_Problem description_
Retype nothing but the lines from the start of the material up to and including the line with "const innerValues = [36, 29, 35];". Pictures don't belong in the copy.

_Supplied data_
● ● ● ● ●

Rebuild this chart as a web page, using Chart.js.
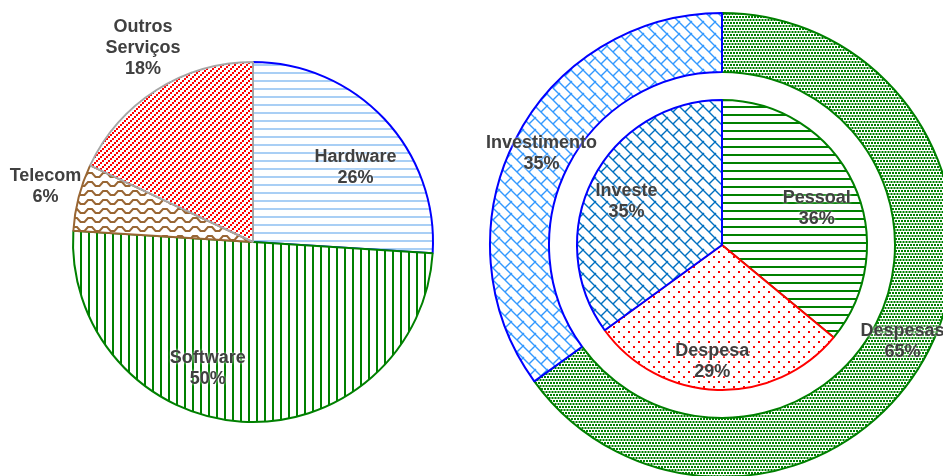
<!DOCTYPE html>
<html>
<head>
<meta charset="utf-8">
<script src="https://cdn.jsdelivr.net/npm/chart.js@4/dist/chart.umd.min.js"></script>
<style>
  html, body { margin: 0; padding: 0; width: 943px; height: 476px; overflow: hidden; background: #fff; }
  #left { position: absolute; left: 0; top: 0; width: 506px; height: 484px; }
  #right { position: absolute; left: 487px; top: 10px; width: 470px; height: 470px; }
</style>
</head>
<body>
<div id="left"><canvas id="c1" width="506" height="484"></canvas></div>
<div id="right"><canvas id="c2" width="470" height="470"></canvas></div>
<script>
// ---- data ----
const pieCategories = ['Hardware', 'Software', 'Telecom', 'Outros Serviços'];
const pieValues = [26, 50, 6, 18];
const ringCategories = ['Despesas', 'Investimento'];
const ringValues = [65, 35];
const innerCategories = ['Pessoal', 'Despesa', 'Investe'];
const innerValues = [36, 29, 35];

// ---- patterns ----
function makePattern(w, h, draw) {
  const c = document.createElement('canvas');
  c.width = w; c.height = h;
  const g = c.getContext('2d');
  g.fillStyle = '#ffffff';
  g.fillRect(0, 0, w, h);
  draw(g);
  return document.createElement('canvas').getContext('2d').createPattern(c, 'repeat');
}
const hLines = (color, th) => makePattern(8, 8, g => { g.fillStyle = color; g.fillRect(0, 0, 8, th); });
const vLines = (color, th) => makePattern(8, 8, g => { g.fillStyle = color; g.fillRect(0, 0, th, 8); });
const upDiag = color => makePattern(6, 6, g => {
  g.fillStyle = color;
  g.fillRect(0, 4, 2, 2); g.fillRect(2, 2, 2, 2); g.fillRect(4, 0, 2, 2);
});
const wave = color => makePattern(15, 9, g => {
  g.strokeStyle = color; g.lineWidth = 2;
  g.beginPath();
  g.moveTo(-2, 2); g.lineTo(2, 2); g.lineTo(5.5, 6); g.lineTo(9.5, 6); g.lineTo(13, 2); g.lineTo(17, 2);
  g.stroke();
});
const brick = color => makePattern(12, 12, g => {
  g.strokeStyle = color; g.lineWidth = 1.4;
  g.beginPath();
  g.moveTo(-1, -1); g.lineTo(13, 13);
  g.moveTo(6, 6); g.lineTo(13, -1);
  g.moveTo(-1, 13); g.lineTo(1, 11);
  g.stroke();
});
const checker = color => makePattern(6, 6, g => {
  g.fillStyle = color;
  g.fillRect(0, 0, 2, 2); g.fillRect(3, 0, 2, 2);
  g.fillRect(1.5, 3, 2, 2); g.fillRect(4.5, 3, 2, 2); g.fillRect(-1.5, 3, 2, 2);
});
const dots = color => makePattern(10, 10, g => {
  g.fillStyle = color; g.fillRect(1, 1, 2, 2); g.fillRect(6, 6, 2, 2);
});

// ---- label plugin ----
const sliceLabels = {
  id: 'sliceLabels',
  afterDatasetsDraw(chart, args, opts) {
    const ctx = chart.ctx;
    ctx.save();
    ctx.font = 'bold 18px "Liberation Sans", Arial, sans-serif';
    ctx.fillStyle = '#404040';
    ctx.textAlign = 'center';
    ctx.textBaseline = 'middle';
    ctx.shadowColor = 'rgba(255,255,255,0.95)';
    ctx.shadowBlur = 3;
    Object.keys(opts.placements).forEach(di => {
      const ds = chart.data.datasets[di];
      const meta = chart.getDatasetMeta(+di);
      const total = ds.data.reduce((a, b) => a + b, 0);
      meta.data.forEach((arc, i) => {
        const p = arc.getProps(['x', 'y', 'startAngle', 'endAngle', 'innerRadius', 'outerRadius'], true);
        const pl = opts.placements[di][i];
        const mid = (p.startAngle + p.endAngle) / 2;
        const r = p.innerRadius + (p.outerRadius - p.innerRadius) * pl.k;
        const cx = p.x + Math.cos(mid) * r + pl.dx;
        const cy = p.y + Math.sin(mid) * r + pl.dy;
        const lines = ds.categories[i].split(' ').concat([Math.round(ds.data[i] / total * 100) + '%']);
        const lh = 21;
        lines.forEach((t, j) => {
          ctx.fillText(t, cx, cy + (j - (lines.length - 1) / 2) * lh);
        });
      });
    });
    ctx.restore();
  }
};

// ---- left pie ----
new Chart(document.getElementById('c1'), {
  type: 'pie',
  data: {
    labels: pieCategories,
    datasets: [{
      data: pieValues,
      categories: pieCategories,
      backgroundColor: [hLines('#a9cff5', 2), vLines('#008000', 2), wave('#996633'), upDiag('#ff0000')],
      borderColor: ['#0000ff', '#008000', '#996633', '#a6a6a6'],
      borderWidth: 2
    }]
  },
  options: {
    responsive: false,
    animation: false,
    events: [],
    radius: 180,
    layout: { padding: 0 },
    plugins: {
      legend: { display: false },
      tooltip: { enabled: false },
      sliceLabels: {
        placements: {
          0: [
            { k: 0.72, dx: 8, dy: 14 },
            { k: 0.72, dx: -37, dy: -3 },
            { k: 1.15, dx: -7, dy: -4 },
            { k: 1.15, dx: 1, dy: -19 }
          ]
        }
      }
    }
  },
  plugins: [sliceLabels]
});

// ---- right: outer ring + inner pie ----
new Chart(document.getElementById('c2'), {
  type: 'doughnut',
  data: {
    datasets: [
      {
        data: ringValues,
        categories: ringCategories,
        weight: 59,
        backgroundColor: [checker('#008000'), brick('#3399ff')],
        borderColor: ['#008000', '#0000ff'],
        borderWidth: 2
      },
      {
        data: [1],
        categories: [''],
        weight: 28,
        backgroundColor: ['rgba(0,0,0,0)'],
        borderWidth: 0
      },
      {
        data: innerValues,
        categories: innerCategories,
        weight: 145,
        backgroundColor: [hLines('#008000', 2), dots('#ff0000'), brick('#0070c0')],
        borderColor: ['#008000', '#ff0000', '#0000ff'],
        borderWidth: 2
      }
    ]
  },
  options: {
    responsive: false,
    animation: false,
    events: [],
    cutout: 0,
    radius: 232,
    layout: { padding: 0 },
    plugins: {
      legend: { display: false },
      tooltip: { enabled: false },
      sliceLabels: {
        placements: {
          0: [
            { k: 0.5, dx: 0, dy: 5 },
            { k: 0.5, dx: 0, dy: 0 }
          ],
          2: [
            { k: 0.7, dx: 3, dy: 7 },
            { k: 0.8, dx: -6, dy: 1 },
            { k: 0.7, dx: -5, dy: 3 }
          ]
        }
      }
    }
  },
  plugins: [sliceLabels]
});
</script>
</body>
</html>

● ● ● ● ●

_Correct output_
Rebuild this chart as a web page, using Chart.js.
<!DOCTYPE html>
<html>
<head>
<meta charset="utf-8">
<script src="https://cdn.jsdelivr.net/npm/chart.js@4/dist/chart.umd.min.js"></script>
<style>
  html, body { margin: 0; padding: 0; width: 943px; height: 476px; overflow: hidden; background: #fff; }
  #left { position: absolute; left: 0; top: 0; width: 506px; height: 484px; }
  #right { position: absolute; left: 487px; top: 10px; width: 470px; height: 470px; }
</style>
</head>
<body>
<div id="left"><canvas id="c1" width="506" height="484"></canvas></div>
<div id="right"><canvas id="c2" width="470" height="470"></canvas></div>
<script>
// ---- data ----
const pieCategories = ['Hardware', 'Software', 'Telecom', 'Outros Serviços'];
const pieValues = [26, 50, 6, 18];
const ringCategories = ['Despesas', 'Investimento'];
const ringValues = [65, 35];
const innerCategories = ['Pessoal', 'Despesa', 'Investe'];
const innerValues = [36, 29, 35];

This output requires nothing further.